▶ **Problem statement**: Check every line below for the word "React" and show those that hold it.

▶ **Recorded information**:

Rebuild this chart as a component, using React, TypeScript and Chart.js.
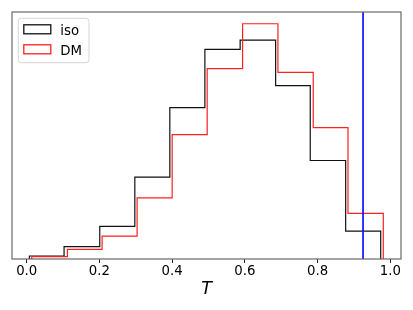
import React, { useEffect, useRef } from "react";
import { Chart, registerables } from "chart.js";

Chart.register(...registerables);

// Histogram bin edges and heights (density)
const isoEdges = [0.0074, 0.1027, 0.2009, 0.2973, 0.3936, 0.49, 0.587, 0.6846, 0.7798, 0.8772, 0.9736];
const isoHeights = [0.03, 0.123, 0.327, 0.82, 1.517, 2.1, 2.193, 1.737, 0.987, 0.28];
const dmEdges = [0.0138, 0.112, 0.2073, 0.3036, 0.4, 0.4963, 0.5937, 0.6909, 0.788, 0.8836, 0.9807];
const dmHeights = [0.023, 0.097, 0.23, 0.613, 1.247, 1.907, 2.357, 1.87, 1.317, 0.457];
const thresholdT = 0.925;
const xTickValues = [0, 0.2, 0.4, 0.6, 0.8, 1.0];
const seriesLabels = ["iso", "DM"];
const xRange = [-0.0405, 1.0294];

function stepPoints(edges: number[], heights: number[]) {
  const pts: { x: number; y: number }[] = [{ x: edges[0], y: 0 }];
  heights.forEach((h, i) => {
    pts.push({ x: edges[i], y: h });
    pts.push({ x: edges[i + 1], y: h });
  });
  pts.push({ x: edges[edges.length - 1], y: 0 });
  return pts;
}

const FONT = "DejaVu Sans";

const framePlugin = {
  id: "frameAndLegend",
  afterDraw(chart: any) {
    const { ctx, chartArea } = chart;
    const { left, top, right, bottom } = chartArea;
    ctx.save();
    // spines
    ctx.strokeStyle = "#6a6a6a";
    ctx.lineWidth = 1.2;
    ctx.strokeRect(left, top, right - left, bottom - top);

    // legend inside the axes (upper left)
    const bx = left + 6.3;
    const by = top + 6.3;
    const bw = 70.7;
    const bh = 44.4;
    const r = 3;
    ctx.beginPath();
    ctx.moveTo(bx + r, by);
    ctx.lineTo(bx + bw - r, by);
    ctx.quadraticCurveTo(bx + bw, by, bx + bw, by + r);
    ctx.lineTo(bx + bw, by + bh - r);
    ctx.quadraticCurveTo(bx + bw, by + bh, bx + bw - r, by + bh);
    ctx.lineTo(bx + r, by + bh);
    ctx.quadraticCurveTo(bx, by + bh, bx, by + bh - r);
    ctx.lineTo(bx, by + r);
    ctx.quadraticCurveTo(bx, by, bx + r, by);
    ctx.closePath();
    ctx.fillStyle = "rgba(255,255,255,0.8)";
    ctx.fill();
    ctx.strokeStyle = "#d6d6d6";
    ctx.lineWidth = 1;
    ctx.stroke();

    const ds = chart.data.datasets.filter((d: any) => seriesLabels.includes(d.label));
    ds.forEach((d: any, i: number) => {
      const ry = by + 6.5 + i * 20;
      ctx.strokeStyle = d.borderColor;
      ctx.lineWidth = 1.3;
      ctx.strokeRect(bx + 5.5, ry, 27, 9);
      ctx.fillStyle = "#000";
      ctx.font = `13.3px "${FONT}"`;
      ctx.textBaseline = "alphabetic";
      ctx.textAlign = "left";
      ctx.fillText(d.label, bx + 42, ry + 9.7);
    });
    ctx.restore();
  },
};

export default function App() {
  const ref = useRef<HTMLCanvasElement | null>(null);

  useEffect(() => {
    if (!ref.current) return;
    const yMax = Math.max(...isoHeights, ...dmHeights) * 1.05;
    const chart = new Chart(ref.current, {
      type: "line",
      data: {
        datasets: [
          {
            label: seriesLabels[0],
            data: stepPoints(isoEdges, isoHeights),
            borderColor: "#111111",
            borderWidth: 1.2,
            pointRadius: 0,
            fill: false,
            tension: 0,
            order: 2,
          },
          {
            label: seriesLabels[1],
            data: stepPoints(dmEdges, dmHeights),
            borderColor: "#ff2020",
            borderWidth: 1.2,
            pointRadius: 0,
            fill: false,
            tension: 0,
            order: 1,
          },
          {
            label: "threshold",
            data: [
              { x: thresholdT, y: 0 },
              { x: thresholdT, y: yMax },
            ],
            borderColor: "#1010ff",
            borderWidth: 1.7,
            pointRadius: 0,
            fill: false,
            order: 0,
          },
        ],
      },
      options: {
        animation: false,
        responsive: false,
        layout: { padding: { left: 12, right: 12, top: 12, bottom: 0 } },
        plugins: {
          legend: { display: false },
          tooltip: { enabled: false },
        },
        scales: {
          x: {
            type: "linear",
            min: xRange[0],
            max: xRange[1],
            afterBuildTicks: (scale: any) => {
              scale.ticks = xTickValues.map((v) => ({ value: v }));
            },
            afterFit: (scale: any) => {
              scale.height = 51;
            },
            grid: {
              display: true,
              drawOnChartArea: false,
              drawTicks: true,
              tickLength: 4,
              color: "#222",
              lineWidth: 1,
            },
            border: { display: false },
            ticks: {
              color: "#000",
              padding: 1,
              maxRotation: 0,
              autoSkip: false,
              font: { family: FONT, size: 13.3 },
              callback: (v: any) => Number(v).toFixed(1),
            },
            title: {
              display: true,
              text: "T",
              color: "#000",
              font: { family: FONT, size: 17.5, style: "italic" },
              padding: { top: 0, bottom: 10 },
            },
          },
          y: {
            type: "linear",
            min: 0,
            max: yMax,
            display: false,
          },
        },
      },
      plugins: [framePlugin],
    });
    return () => chart.destroy();
  }, []);

  return (
    <div style={{ position: "absolute", left: 0, top: 0, width: 413, height: 310, background: "#fff" }}>
      <canvas ref={ref} width={413} height={310} style={{ width: 413, height: 310 }} />
    </div>
  );
}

▶ **Right answer**:
Rebuild this chart as a component, using React, TypeScript and Chart.js.
import React, { useEffect, useRef } from "react";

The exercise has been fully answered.